Dear Parents and Community,

The Pennsylvania Department of Education released its School Performance Profiles (SPP) today, a rather involved rating system which contains formulas that have changed annually.  The SPP calculations can be challenging to interpret and confusing to communicate.


Similar to many of the top performing school districts in the state, Owen J. Roberts experienced fluctuations in our scores this year.  We are extremely confident and proud of the daily teaching and learning that occurs in our schools.  It is frustrating that the SPP formulas have continually changed and components have been added over the past four years.  Further, in grades 3-8, the PSSA assessment has changed making it more difficult to compare annual SPP scores. 


The Department of Education released scores two weeks ago for districts to preview.  We uncovered numerous errors with our data along with many school districts.  Now that the data has been released again, the scores appear to be accurate but should not substantiate what is inherently a flawed system of evaluation.
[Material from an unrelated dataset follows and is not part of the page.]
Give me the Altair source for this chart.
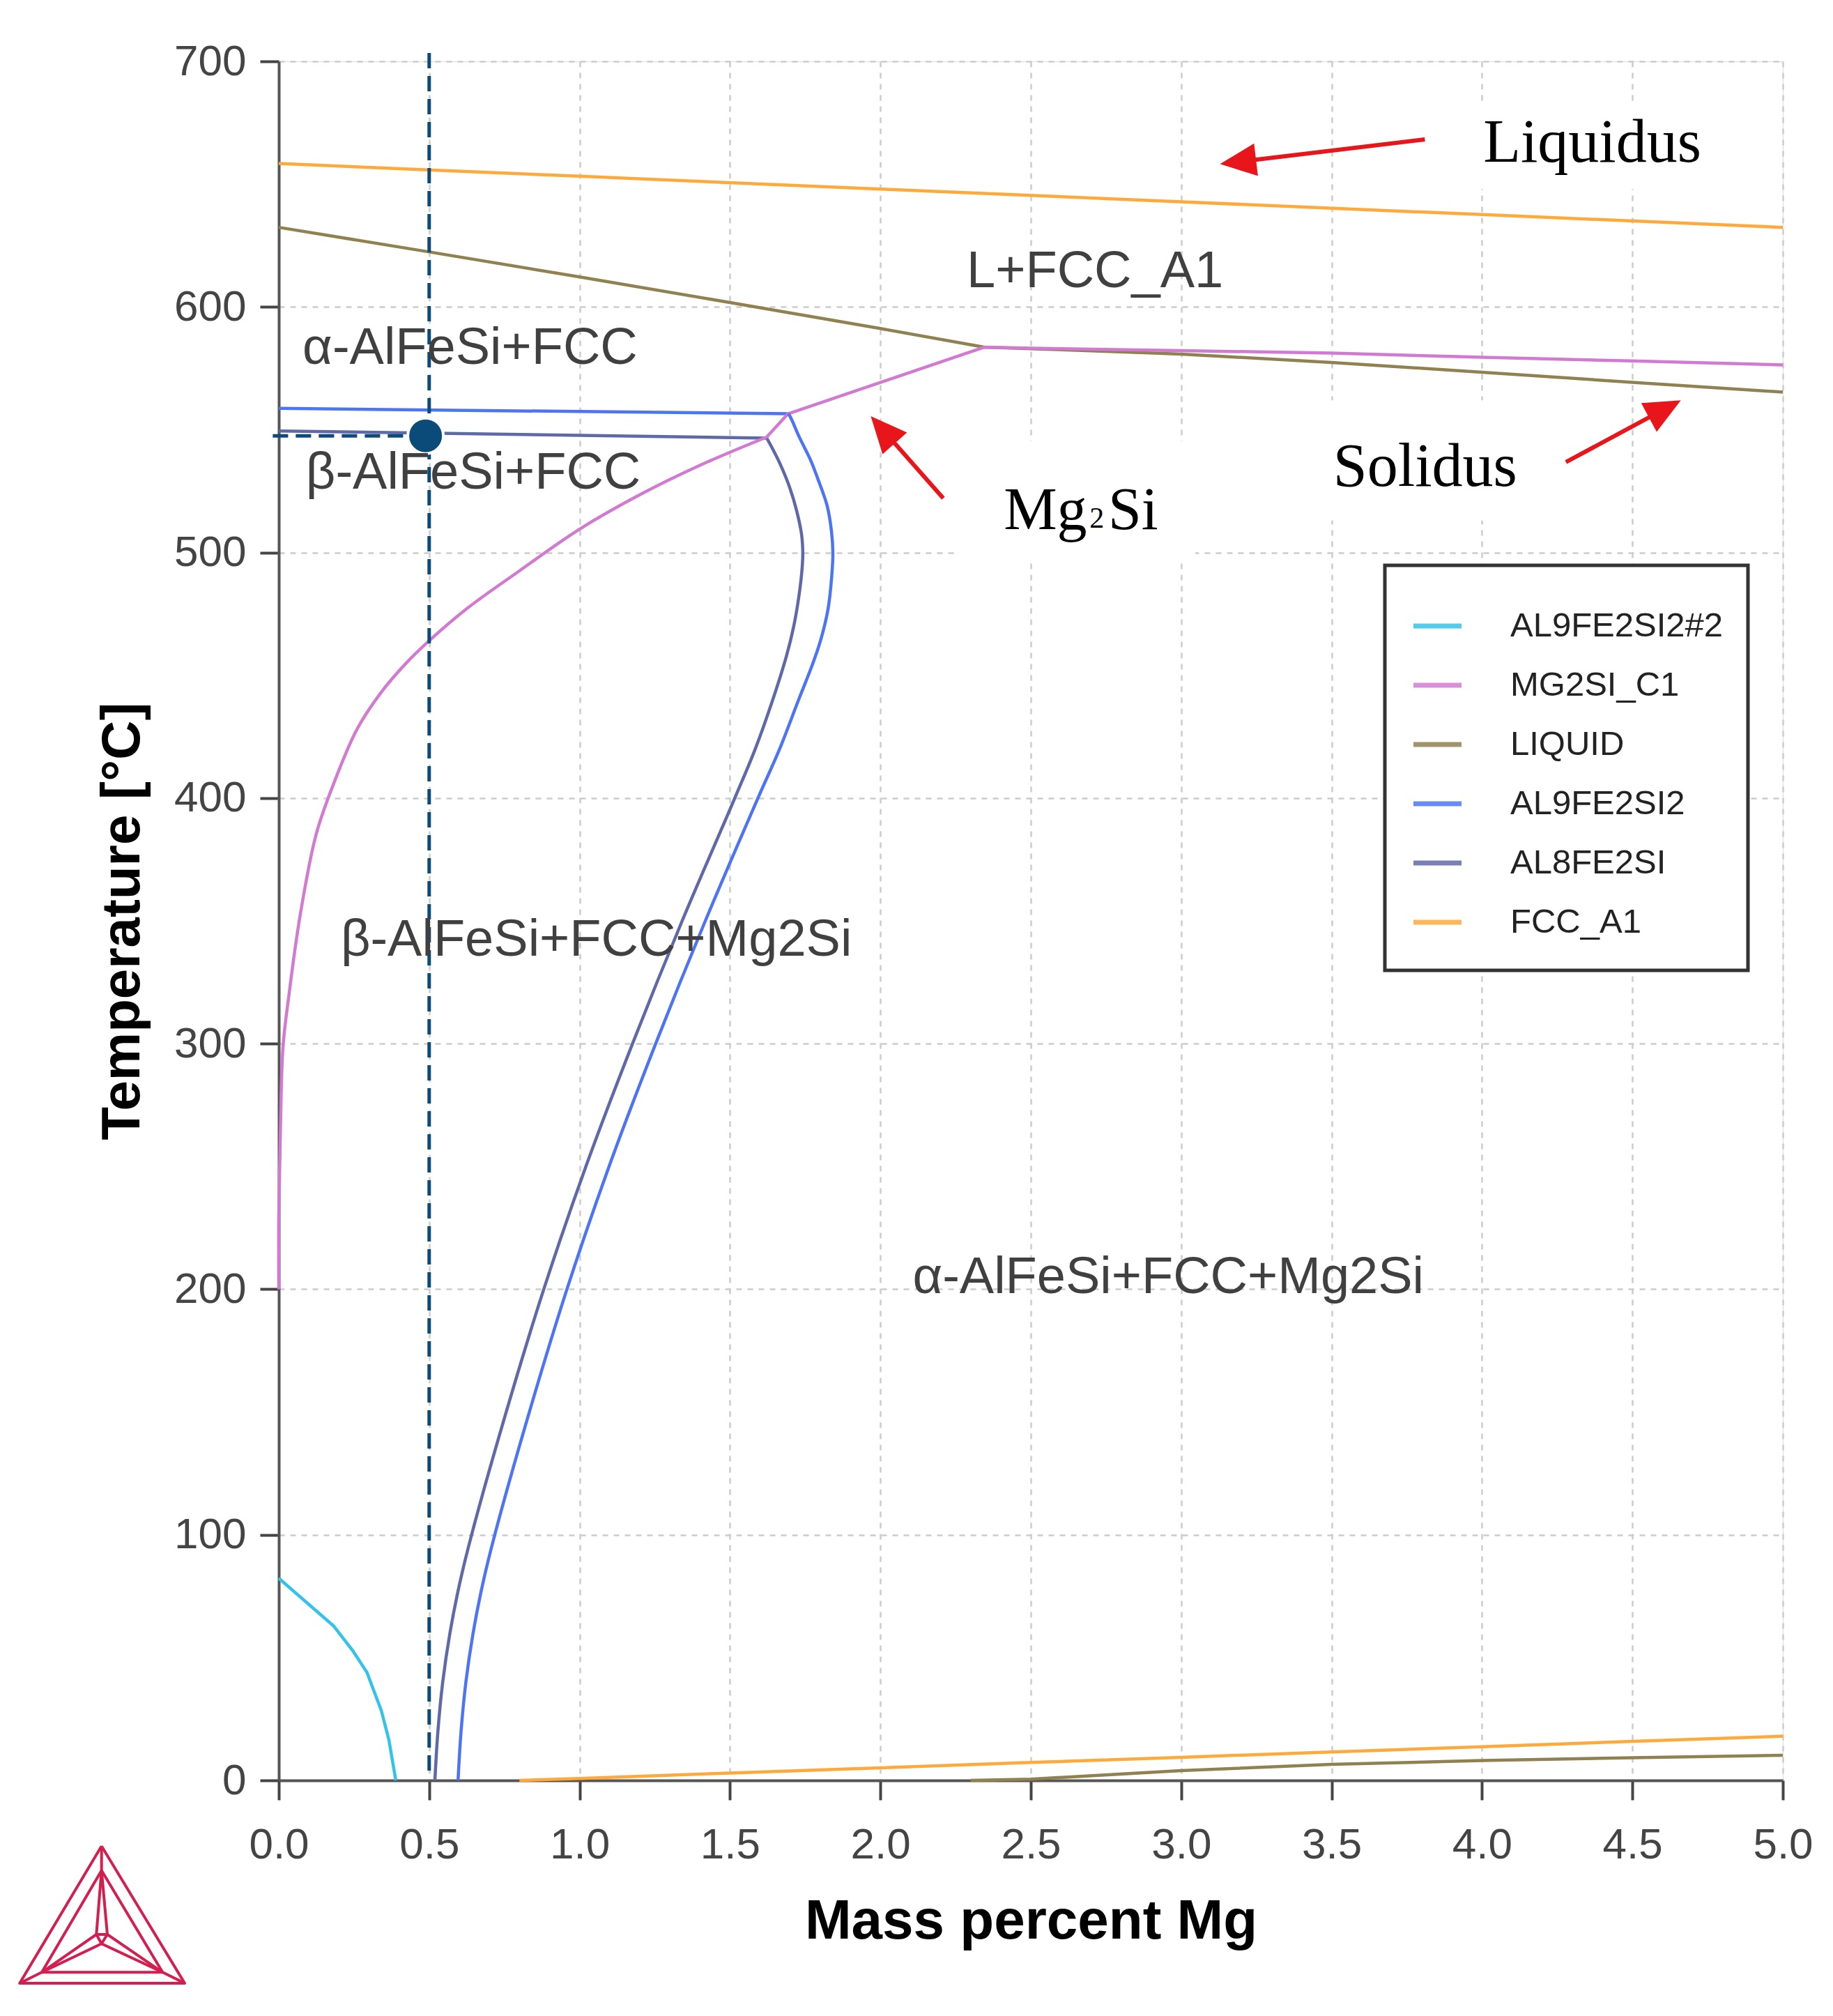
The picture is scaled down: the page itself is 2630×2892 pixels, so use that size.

The SPP scores are used to evaluate teachers and administrators, as required by the Department of Education.  Each public school in the state is given a score on a 100 point system based on criteria such as:

  • Standardized test results on the Pennsylvania System of School Assessment (PSSA) and Keystone Exams
  • Attendance rates
  • Ability to close the achievement gap between children identified as “historically underperforming,” (e.g. low income, non-English speaking, special needs students) and children not categorized as “historically underperforming,”
  • Graduation rates
  • SAT and ACT data
  • Growth from year to year on standardized tests

A number of factors can impact the SPP, including:

  • Last year the Department of Education changed the PSSA in grades 3-8 to a more difficult test aligned to PA Common Core Standards and students scored significantly lower across the state on those exams.  As a result, the Department of Education did not release SPP scores for the 2014-15 year for K-8 schools. New baseline data had to be established in order to calculate achievement gap gains.
  • The number of families who chose to opt-out their children from taking PSSA exams increased.  This had an impact on our Middle School SPP.   
  • In three of our elementary schools (West Vincent, East Vincent, and French Creek), students excelled in their science achievement earning above 90% proficient and advanced.  However, their PSSA scores were minimally lower than the previous year which cause the SPP score to drop.  What is more frustrating is West Vincent lost SPP points because their science achievement dropped from 96% to 95% in consecutive years with two different cohorts of students.  This simply does not make sense. 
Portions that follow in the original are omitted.